A saída foi arriscada: manter o mineiro no centro do debate em torno da sucessão presidencial. Jogo de cena? Talvez não. Mas, sem dúvida, uma forma de garantir sustentabilidade ao objetivo de retomada do Planalto. Por sua vez, Aécio aproveitou a oportunidade. Conseguiu despontar como nome forte do partido e ser incluído em pesquisas de intenções de voto, nas quais ganha mais força a cada dia e conquista notoriedade e viabilidade eleitoral.
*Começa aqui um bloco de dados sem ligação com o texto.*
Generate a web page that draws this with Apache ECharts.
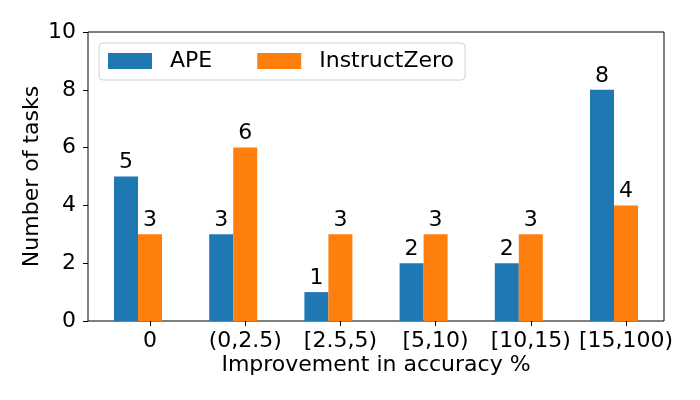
<!DOCTYPE html>
<html>
<head>
<meta charset="utf-8">
<script src="https://cdn.jsdelivr.net/npm/echarts@6/dist/echarts.min.js"></script>
<style>html,body{margin:0;padding:0;background:#fff;}#c{width:700px;height:400px;}</style>
</head>
<body>
<div id="c"></div>
<script>
const categories = ['0', '(0,2.5)', '[2.5,5)', '[5,10)', '[10,15)', '[15,100)'];
const apeCounts = [5, 3, 1, 2, 2, 8];
const instructZeroCounts = [3, 6, 3, 3, 3, 4];
const seriesNames = ['APE', 'InstructZero'];
const yMin = 0, yMax = 10, yStep = 2;

const FONT = 'DejaVu Sans';
const chart = echarts.init(document.getElementById('c'), null, {renderer: 'canvas'});
const gTop = 32, gBottom = 79;
chart.setOption({
  animation: false,
  textStyle: {fontFamily: FONT},
  grid: [
    {left: 88, right: 36, top: gTop, bottom: gBottom, show: true, borderColor: '#000', borderWidth: 1, backgroundColor: 'transparent'},
    {left: 90.4, right: 38.4, top: gTop, bottom: gBottom},
    {left: 102.4, right: 26.4, top: gTop, bottom: gBottom}
  ],
  legend: {
    data: seriesNames,
    left: 99, top: 43,
    itemWidth: 44, itemHeight: 16, itemGap: 45,
    padding: [7, 11, 8, 9],
    backgroundColor: 'rgba(255,255,255,0.8)',
    borderColor: '#d0d0d0', borderWidth: 1, borderRadius: 4,
    icon: 'rect',
    textStyle: {fontSize: 22, color: '#000', fontFamily: FONT, padding: [0, 0, 0, 13]}
  },
  xAxis: [
    {gridIndex: 0, type: 'value', min: 0, max: 1, show: true,
     name: 'Improvement in accuracy %', nameLocation: 'middle', nameGap: 33,
     nameTextStyle: {fontSize: 22, color: '#000', fontFamily: FONT},
     axisLine: {show: false}, axisTick: {show: false}, axisLabel: {show: false}, splitLine: {show: false}},
    {gridIndex: 1, type: 'category', data: categories, show: false},
    {gridIndex: 2, type: 'category', data: categories,
     axisLine: {show: false},
     axisTick: {show: true, alignWithLabel: true, interval: 0, length: 5, lineStyle: {color: '#000', width: 1}},
     axisLabel: {interval: 0, fontSize: 22, color: '#000', fontFamily: FONT, margin: 9},
     splitLine: {show: false}}
  ],
  yAxis: [
    {gridIndex: 0, type: 'value', min: yMin, max: yMax, interval: yStep,
     name: 'Number of tasks', nameLocation: 'middle', nameGap: 45, nameRotate: 90,
     nameMoveOverlap: false,
     nameTextStyle: {fontSize: 22, color: '#000', fontFamily: FONT},
     axisLine: {show: false},
     axisTick: {show: true, length: 5, lineStyle: {color: '#000', width: 1}},
     axisLabel: {fontSize: 22, color: '#000', fontFamily: FONT, margin: 12},
     splitLine: {show: false}},
    {gridIndex: 1, type: 'value', min: yMin, max: yMax, show: false, splitLine: {show: false}},
    {gridIndex: 2, type: 'value', min: yMin, max: yMax, show: false, splitLine: {show: false}}
  ],
  series: [
    {name: seriesNames[0], type: 'bar', xAxisIndex: 1, yAxisIndex: 1, data: apeCounts,
     barWidth: 24, barGap: '0%', itemStyle: {color: '#1f77b4'},
     label: {show: true, position: 'top', distance: 3, fontSize: 22, color: '#000', fontFamily: FONT}},
    {name: seriesNames[1], type: 'bar', xAxisIndex: 1, yAxisIndex: 1, data: instructZeroCounts,
     barWidth: 24, barGap: '0%', itemStyle: {color: '#ff7f0e'},
     label: {show: true, position: 'top', distance: 3, fontSize: 22, color: '#000', fontFamily: FONT}}
  ]
});
</script>
</body>
</html>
Caso tivesse aceitado de imediato a candidatura de Serra, o governador de Minas Gerais já teria abandonado o processo em direção ao principal objetivo de sua carreira política: concorrer à Presidência da República. Estaria excluído do páreo, pelo menos desta vez.

A exposição dos dois presidenciáveis tucanos na mídia dá indícios de que eles possuem diferenças significativas, embora representem a mesma bandeira. Para o analista político Gaudêncio Torquato, autor do livro Marketing Político e Governamental: Um Roteiro para Campanhas Políticas e Estratégias de Comunicação, Serra tem a seu favor "uma vasta experiência administrativa e um recall maior do ponto de vista da visibilidade". Já Aécio tem maiores possibilidades de "encarnar o novo, aproxima-se mais de um pós-lulismo, com melhores condições de atrair maior parcela do PMDB". Mas Torquato pondera: "É preciso encarar o candidato dentro de sua visão de futuro, dentro das condições de país e dentro da geografia do voto".

Pesadas as forças individuais e de seus grupos, mais do que nunca, cabe a Serra e a Aécio a demonstração de que aprenderam com experiências passadas e o rompimento com a sina egocêntrica que tem assolado o partido. Para vencer o real adversário, que apenas será encontrado nas urnas, o caminho passa pela união interna que vai além do discurso. Para isso, nem chega a ser necessária a formação da tão sonhada chapa puro-sangue de muitos tucanos. Bastaria a entrada de corpo e alma em um projeto que não carregue um nome próprio, mas o de um PSDB capaz de superar diferenças históricas.